Comment by danso
8 months ago
Based on the (changing) relative timestamps in the published screenshots, it looks like Goldberg was taking screenshots throughout the days he was privy to the chat. The published images also appear to be the actual screenshots (e.g. as opposed to a reproduction of them, using CSS etc. to mimic Signal's design).
I had thought that once Goldberg realized what he was into, that he and The Atlantic would've taken some steps to mitigate the risk of the government seizing his phone. Like using another camera to take photos of his phone displaying the group chat's contents (and then saving those jpegs on several USB drives via an air-gapped computer). Maybe they did do that, but realized they don't need to publish those stowed-away jpegs after Trump asserted that nothing classified was in that group chat.

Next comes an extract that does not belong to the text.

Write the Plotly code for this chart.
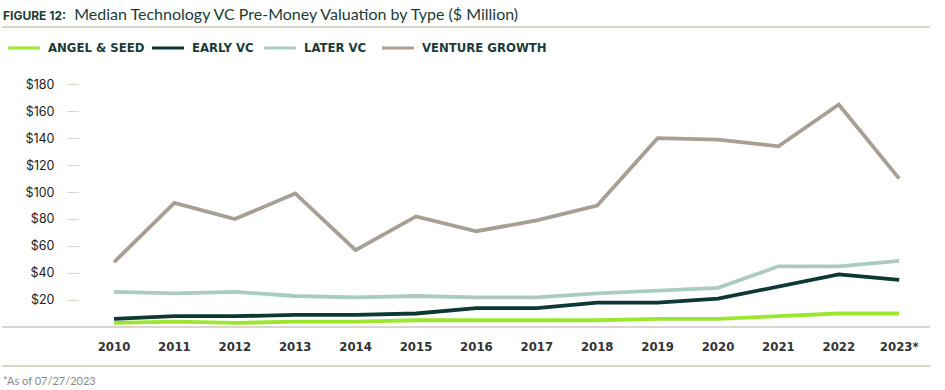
import plotly.graph_objects as go

years = ["2010", "2011", "2012", "2013", "2014", "2015", "2016", "2017",
         "2018", "2019", "2020", "2021", "2022", "2023*"]
angel_seed = [3, 4, 3, 4, 4, 5, 5, 5, 5, 6, 6, 8, 10, 10]
early_vc = [6, 8, 8, 9, 9, 10, 14, 14, 18, 18, 21, 30, 39, 35]
later_vc = [26, 25, 26, 23, 22, 23, 22, 22, 25, 27, 29, 45, 45, 49]
venture_growth = [48, 92, 80, 99, 57, 82, 71, 79, 90, 140, 139, 134, 165, 110]

series_names = ["ANGEL & SEED", "EARLY VC", "LATER VC", "VENTURE GROWTH"]
series_vals = [angel_seed, early_vc, later_vc, venture_growth]
series_colors = ["#9be62e", "#0d3833", "#a9cbc2", "#a89f93"]

ytick_vals = [20, 40, 60, 80, 100, 120, 140, 160, 180]
ytick_text = ["$" + str(v) for v in ytick_vals]

W, H = 945, 390
ML, MR, MT, MB = 80, 15, 64, 63
PW = W - ML - MR
PH = H - MT - MB

fig = go.Figure()
xi = list(range(len(years)))
for name, vals, col in zip(series_names, series_vals, series_colors):
    fig.add_trace(go.Scatter(x=xi, y=vals, name=name, mode="lines",
                             line=dict(color=col, width=3.8), showlegend=False))

def px_x(p):
    return (p - ML) / PW

def px_y(p):
    return (H - MB - p) / PH

cond = "DejaVu Sans Condensed, Liberation Sans Narrow, Arial Narrow, sans-serif"
dark = "#1b3c38"

fig.update_layout(
    width=W, height=H,
    margin=dict(l=ML, r=MR, t=MT, b=MB),
    paper_bgcolor="white", plot_bgcolor="white",
    showlegend=False,
    xaxis=dict(range=[-0.563, 13.51], tickmode="array", tickvals=xi, ticktext=years,
               showgrid=False, zeroline=False, showline=False, ticks="",
               tickfont=dict(family=cond, size=13, color="#333333", weight="bold"),
               ticklabelstandoff=10, fixedrange=True),
    yaxis=dict(range=[0, 195], tickmode="array", tickvals=ytick_vals, ticktext=ytick_text,
               showgrid=False, zeroline=False, showline=False,
               ticks="outside", ticklen=12, tickcolor="#d9d6cc", tickwidth=1,
               ticklabelstandoff=10,
               tickfont=dict(family="Inter", size=12.5, color="#222222"), fixedrange=True),
)

# legend (manual, positioned like the reference)
leg_x = [8, 152, 264, 382]
for name, col, lx in zip(series_names, series_colors, leg_x):
    fig.add_shape(type="line", xref="paper", yref="paper",
                  x0=px_x(lx), x1=px_x(lx + 32), y0=px_y(48), y1=px_y(48),
                  line=dict(color=col, width=3))
    fig.add_annotation(xref="paper", yref="paper", x=px_x(lx + 38), y=px_y(48),
                       xanchor="left", yanchor="middle", showarrow=False,
                       text=name, font=dict(family=cond, size=13, color=dark, weight="bold"))

# rules
rule_col = "#cfc8bd"
for yp in [27, 327, 366]:
    fig.add_shape(type="line", xref="paper", yref="paper",
                  x0=px_x(2), x1=px_x(930), y0=px_y(yp), y1=px_y(yp),
                  line=dict(color=rule_col, width=1.5), layer="below")

fig.add_annotation(xref="paper", yref="paper", x=px_x(1), y=px_y(14),
                   xanchor="left", yanchor="middle", showarrow=False,
                   text="<b><span style='font-size:12px;font-family:Inter'>FIGURE 12:</span></b>  Median Technology VC Pre-Money Valuation by Type ($ Million)",
                   font=dict(family="Lato", size=16, color=dark))
fig.add_annotation(xref="paper", yref="paper", x=px_x(1), y=px_y(380),
                   xanchor="left", yanchor="middle", showarrow=False,
                   text="*As of 07/27/2023",
                   font=dict(family="Lato", size=11, color="#8a8a8a"))

fig.write_html("out.html", config={"displayModeBar": False},
               post_script="document.body.style.margin='0';document.body.style.overflow='hidden';")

That’s how I would do it too recording with another phone/camera everything, the chat history, all members and open their contact information and yours, record how it’s your phone and you enter into the signal app. Backup your phone, maybe delete some things and be ready that you have to hand it in.
> Trump asserted that nothing classified was in that group chat
It's kind of a scary "what if" had the administration denied the legitimacy of the thread from the start. This could have been drawn out into months of questionable digital forensics. Maybe they were worried another one of the unknown numbers in the thread would have come forward?